Based on its findings, Enoch Cree Nation is demanding that the federal government take action.

“We’re calling on the government of Canada to write full and complete truth about the activities that took place at the site, including disclosure about the number and type of munitions used and all related information,” said Morin.

The federal government is also being asked to supply funding to erect a fence around the area in question; provide safe drinking water until it can be determined if the leeching of munitions has contaminated the ground water; restore the land to its original natural state; and financially compensate for the loss of the lake, land, and all activities that cannot occur at the site. The closures will impact at least 50 employees at Indian Lake Golf Course and those within the Nation’s cultural department. Council will undertake a search for a new location for cultural activities to be carried out.
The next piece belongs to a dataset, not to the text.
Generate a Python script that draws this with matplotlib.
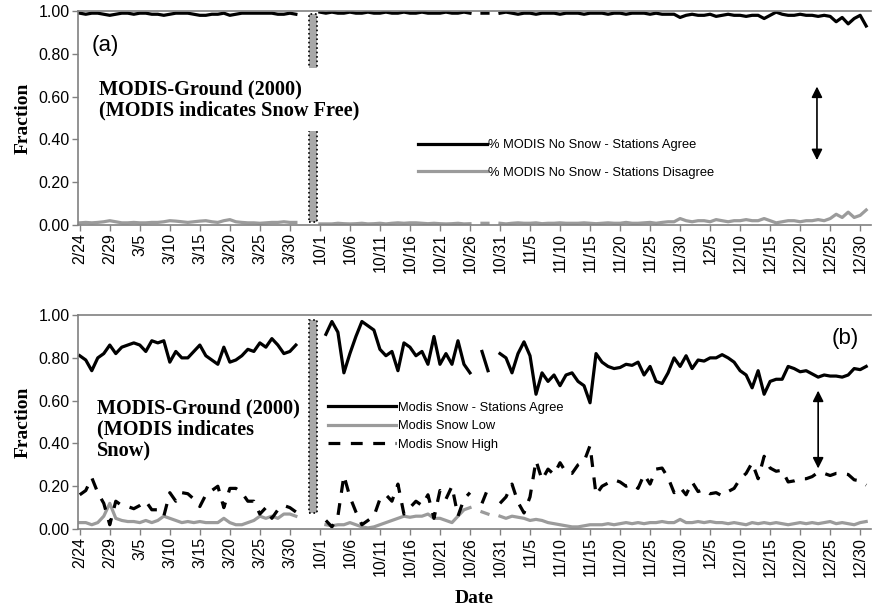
import numpy as np
import matplotlib
matplotlib.use("Agg")
import matplotlib.pyplot as plt
from matplotlib.patches import Rectangle

# tick labels, every 5th category (3 empty categories sit between 3/31 and 10/1)
tick_labels = ["2/24", "2/29", "3/5", "3/10", "3/15", "3/20", "3/25", "3/30",
               "10/1", "10/6", "10/11", "10/16", "10/21", "10/26", "10/31",
               "11/5", "11/10", "11/15", "11/20", "11/25", "11/30",
               "12/5", "12/10", "12/15", "12/20", "12/25", "12/30"]

# spring 2/24 .. 3/31 (37 days), autumn 10/1 .. 12/31 (92 days), None = no data
a_agree_spring = [0.99, 0.985, 0.99, 0.99, 0.985, 0.98, 0.985, 0.99, 0.99, 0.985,
                  0.99, 0.99, 0.985, 0.985, 0.98, 0.985, 0.99, 0.99, 0.99, 0.985,
                  0.98, 0.98, 0.985, 0.985, 0.99, 0.98, 0.985, 0.99, 0.99, 0.99,
                  0.99, 0.99, 0.99, 0.985, 0.985, 0.99, 0.985]
a_disagree_spring = [0.01, 0.012, 0.01, 0.012, 0.015, 0.02, 0.015, 0.01, 0.01, 0.012,
                     0.01, 0.01, 0.012, 0.012, 0.015, 0.02, 0.018, 0.015, 0.012, 0.015,
                     0.018, 0.02, 0.015, 0.012, 0.02, 0.025, 0.015, 0.012, 0.01, 0.01,
                     0.008, 0.01, 0.012, 0.012, 0.015, 0.012, 0.012]
a_agree_fall = [0.995, 0.99, 0.995, 0.99, 0.99, 0.995, 0.99, 0.99, 0.995, 0.99,
                0.99, 0.995, 0.99, 0.99, 0.995, 0.99, 0.99, 0.995, 0.99, 0.99,
                0.99, 0.995, 0.99, 0.99, 0.995, 0.99, None, 0.99, 0.99, None,
                0.99, 0.995, 0.99, 0.985, 0.99, 0.99, 0.985, 0.99, 0.99, 0.99,
                0.985, 0.99, 0.99, 0.99, 0.985, 0.99, 0.99, 0.99, 0.985, 0.99,
                0.99, 0.985, 0.99, 0.99, 0.99, 0.985, 0.99, 0.985, 0.985, 0.985,
                0.97, 0.98, 0.985, 0.98, 0.98, 0.985, 0.975, 0.98, 0.985, 0.98,
                0.98, 0.975, 0.98, 0.98, 0.965, 0.98, 0.995, 0.985, 0.98, 0.98,
                0.985, 0.98, 0.98, 0.975, 0.98, 0.975, 0.95, 0.97, 0.94, 0.965,
                0.98, 0.93]
a_disagree_fall = [0.005, 0.005, 0.005, 0.008, 0.006, 0.005, 0.006, 0.008, 0.005, 0.006,
                   0.008, 0.005, 0.008, 0.01, 0.008, 0.01, 0.01, 0.008, 0.006, 0.008,
                   0.006, 0.005, 0.006, 0.008, 0.005, 0.006, None, 0.008, 0.008, None,
                   0.008, 0.005, 0.008, 0.01, 0.008, 0.008, 0.01, 0.006, 0.008, 0.008,
                   0.01, 0.008, 0.008, 0.008, 0.01, 0.008, 0.006, 0.008, 0.01, 0.008,
                   0.008, 0.012, 0.008, 0.008, 0.01, 0.012, 0.008, 0.012, 0.015, 0.015,
                   0.03, 0.02, 0.015, 0.02, 0.02, 0.015, 0.025, 0.02, 0.015, 0.02,
                   0.02, 0.025, 0.02, 0.02, 0.03, 0.02, 0.01, 0.015, 0.02, 0.02,
                   0.015, 0.02, 0.02, 0.025, 0.02, 0.03, 0.05, 0.035, 0.06, 0.035,
                   0.045, 0.07]

b_agree_spring = [0.81, 0.79, 0.74, 0.80, 0.82, 0.86, 0.82, 0.85, 0.86, 0.87,
                  0.86, 0.83, 0.88, 0.87, 0.88, 0.78, 0.83, 0.80, 0.80, 0.83,
                  0.86, 0.81, 0.79, 0.77, 0.85, 0.78, 0.79, 0.81, 0.84, 0.83,
                  0.87, 0.85, 0.89, 0.86, 0.82, 0.83, 0.86]
b_low_spring = [0.03, 0.03, 0.02, 0.03, 0.06, 0.12, 0.05, 0.04, 0.035, 0.035,
                0.03, 0.04, 0.03, 0.04, 0.06, 0.05, 0.04, 0.03, 0.035, 0.03,
                0.035, 0.03, 0.03, 0.03, 0.05, 0.03, 0.02, 0.02, 0.03, 0.04,
                0.06, 0.05, 0.06, 0.05, 0.07, 0.07, 0.06]
b_high_spring = [0.16, 0.18, 0.24, 0.17, 0.12, 0.02, 0.13, 0.11, 0.105, 0.095,
                 0.11, 0.13, 0.09, 0.09, 0.06, 0.17, 0.13, 0.17, 0.165, 0.14,
                 0.105, 0.16, 0.18, 0.20, 0.10, 0.19, 0.19, 0.17, 0.13, 0.13,
                 0.07, 0.10, 0.05, 0.09, 0.11, 0.10, 0.08]
b_agree_fall = [None, 0.91, 0.97, 0.92, 0.73, 0.82, 0.90, 0.97, 0.95, 0.93,
                0.84, 0.81, 0.83, 0.74, 0.87, 0.85, 0.81, 0.83, 0.77, 0.90,
                0.77, 0.82, 0.77, 0.88, 0.77, 0.73, None, 0.83, 0.74, None,
                0.82, 0.80, 0.73, 0.82, 0.875, 0.81, 0.63, 0.73, 0.69, 0.72,
                0.67, 0.72, 0.73, 0.69, 0.67, 0.59, 0.82, 0.78, 0.76, 0.75,
                0.755, 0.77, 0.765, 0.78, 0.72, 0.76, 0.69, 0.68, 0.73, 0.80,
                0.76, 0.81, 0.75, 0.79, 0.785, 0.80, 0.80, 0.815, 0.80, 0.78,
                0.74, 0.72, 0.66, 0.74, 0.63, 0.69, 0.70, 0.70, 0.76, 0.75,
                0.735, 0.74, 0.725, 0.71, 0.72, 0.715, 0.715, 0.71, 0.72, 0.75,
                0.745, 0.76]
b_low_fall = [None, 0.02, 0.015, 0.02, 0.02, 0.03, 0.02, 0.01, 0.005, 0.01,
              0.02, 0.03, 0.04, 0.05, 0.06, 0.055, 0.06, 0.06, 0.07, 0.05,
              0.05, 0.04, 0.03, 0.06, 0.09, 0.10, None, 0.08, 0.07, None,
              0.06, 0.05, 0.06, 0.055, 0.05, 0.04, 0.045, 0.04, 0.03, 0.025,
              0.02, 0.015, 0.01, 0.01, 0.015, 0.02, 0.02, 0.02, 0.025, 0.02,
              0.025, 0.03, 0.025, 0.03, 0.025, 0.03, 0.03, 0.035, 0.03, 0.03,
              0.045, 0.03, 0.03, 0.035, 0.03, 0.035, 0.03, 0.03, 0.025, 0.03,
              0.025, 0.02, 0.03, 0.025, 0.03, 0.025, 0.03, 0.025, 0.02, 0.025,
              0.03, 0.025, 0.03, 0.025, 0.03, 0.035, 0.025, 0.03, 0.025, 0.02,
              0.03, 0.035]
b_high_fall = [None, 0.04, 0.01, 0.06, 0.25, 0.15, 0.08, 0.02, 0.04, 0.06,
               0.14, 0.16, 0.13, 0.21, 0.07, 0.10, 0.13, 0.11, 0.16, 0.05,
               0.18, 0.14, 0.20, 0.06, 0.14, 0.17, None, 0.12, 0.19, None,
               0.12, 0.15, 0.21, 0.125, 0.075, 0.15, 0.32, 0.23, 0.28, 0.255,
               0.31, 0.265, 0.26, 0.30, 0.315, 0.39, 0.16, 0.20, 0.215, 0.23,
               0.22, 0.20, 0.21, 0.19, 0.255, 0.21, 0.28, 0.285, 0.24, 0.17,
               0.195, 0.16, 0.22, 0.175, 0.185, 0.165, 0.17, 0.155, 0.175, 0.19,
               0.235, 0.26, 0.31, 0.235, 0.34, 0.285, 0.27, 0.275, 0.22, 0.225,
               0.235, 0.235, 0.245, 0.265, 0.26, 0.25, 0.26, 0.26, 0.255, 0.23,
               0.225, 0.205]

x_spring = np.arange(0, 37)
x_fall = np.arange(40, 132)

SANS = "Liberation Sans"
SERIF = "Liberation Serif"
GRAY = "#9b9b9b"
plt.rcParams["font.family"] = SANS


def arr(v):
    return np.array(v, dtype=float)


def style_axis(ax):
    ax.set_xlim(-0.3, 131.8)
    ax.set_ylim(0, 1.0)
    ax.set_yticks(np.arange(0, 1.01, 0.2))
    ax.set_yticklabels([f"{t:.2f}" for t in np.arange(0, 1.01, 0.2)], fontsize=11.5)
    ax.set_xticks(np.arange(0, 131, 5))
    ax.set_xticklabels(tick_labels, rotation=90, fontsize=11.5)
    ax.tick_params(direction="out", length=4, width=1, color="#808080", pad=2)
    for side in ["left", "bottom", "top"]:
        ax.spines[side].set_color("#808080")
        ax.spines[side].set_linewidth(1.2)
    ax.spines["right"].set_visible(False)
    ax.set_ylabel("Fraction", fontfamily=SERIF, fontweight="bold", fontsize=14, labelpad=5)


def break_bar(ax, y0, y1):
    ax.add_patch(Rectangle((38.2, y0), 1.3, y1 - y0, facecolor="#a8a8a8",
                           edgecolor="black", linestyle=":", linewidth=1.2, zorder=2))


fig = plt.figure(figsize=(8.73, 6.13), dpi=100)
ax_a = fig.add_axes([0.0893, 0.633, 0.9084, 0.349])
ax_b = fig.add_axes([0.0893, 0.137, 0.9084, 0.349])

# ---- panel (a)
l1, = ax_a.plot(x_spring, arr(a_agree_spring), color="black", lw=2.3,
                label="% MODIS No Snow - Stations Agree")
ax_a.plot(x_fall, arr(a_agree_fall), color="black", lw=2.3)
l2, = ax_a.plot(x_spring, arr(a_disagree_spring), color=GRAY, lw=2.3,
                label="% MODIS No Snow - Stations Disagree")
ax_a.plot(x_fall, arr(a_disagree_fall), color=GRAY, lw=2.3)
style_axis(ax_a)
break_bar(ax_a, 0.015, 0.985)
ax_a.text(3.2, 0.585, "MODIS-Ground (2000)\n(MODIS indicates Snow Free)",
          fontfamily=SERIF, fontweight="bold", fontsize=14.6, ha="left", va="center",
          linespacing=1.05, zorder=5,
          bbox=dict(facecolor="white", edgecolor="none", pad=8))
ax_a.text(2.0, 0.84, "(a)", fontsize=16, ha="left", va="center")
ax_a.annotate("", xy=(122.8, 0.29), xytext=(122.8, 0.66),
              arrowprops=dict(arrowstyle="<|-|>", color="black", lw=1.2,
                              mutation_scale=16))
ax_a.legend(handles=[l1, l2], loc="upper left", bbox_to_anchor=(0.429, 0.40),
            frameon=False, fontsize=9.3, handlelength=5.3, handletextpad=0.1,
            labelspacing=1.2, borderpad=0, borderaxespad=0)

# ---- panel (b)
m1, = ax_b.plot(x_spring, arr(b_agree_spring), color="black", lw=2.3,
                label="Modis Snow - Stations Agree")
ax_b.plot(x_fall, arr(b_agree_fall), color="black", lw=2.3)
m2, = ax_b.plot(x_spring, arr(b_low_spring), color=GRAY, lw=2.3,
                label="Modis Snow Low")
ax_b.plot(x_fall, arr(b_low_fall), color=GRAY, lw=2.3)
m3, = ax_b.plot(x_spring, arr(b_high_spring), color="black", lw=2.3,
                linestyle=(0, (3.7, 3.3)), label="Modis Snow High")
ax_b.plot(x_fall, arr(b_high_fall), color="black", lw=2.3, linestyle=(0, (3.7, 3.3)))
style_axis(ax_b)
break_bar(ax_b, 0.075, 0.975)
ax_b.text(2.8, 0.465, "MODIS-Ground (2000)\n(MODIS indicates\nSnow)",
          fontfamily=SERIF, fontweight="bold", fontsize=14.6, ha="left", va="center",
          linespacing=1.1, zorder=5,
          bbox=dict(facecolor="white", edgecolor="none", pad=1))
ax_b.text(129.8, 0.89, "(b)", fontsize=16, ha="right", va="center")
ax_b.annotate("", xy=(123.0, 0.27), xytext=(123.0, 0.66),
              arrowprops=dict(arrowstyle="<|-|>", color="black", lw=1.2,
                              mutation_scale=16))
ax_b.legend(handles=[m1, m2, m3], loc="upper left", bbox_to_anchor=(0.315, 0.595),
            frameon=False, fontsize=9.3, handlelength=5.3, handletextpad=0.1,
            labelspacing=0.5, borderpad=0, borderaxespad=0)
ax_b.set_xlabel("Date", fontfamily=SERIF, fontweight="bold", fontsize=14, labelpad=9)

fig.savefig("out.png", dpi=100)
Morin said there is also concern that German and Japanese Prisoners of War, who were held in camps at the Enoch Cree Nation, died while in care. He said preliminary examination has found what could be burial sites or graves not far from the POW camps.

“We need to give proper homage, respect and diplomacy to those nations and do proper ceremony here for any of their loved ones that may have been lost,” he said.

Photo caption: Enoch Cree Nation Chief Ron Morin (far left)  looks on as Reg Letourneau talks about what his company turned up through accessing government information and doing its own probing.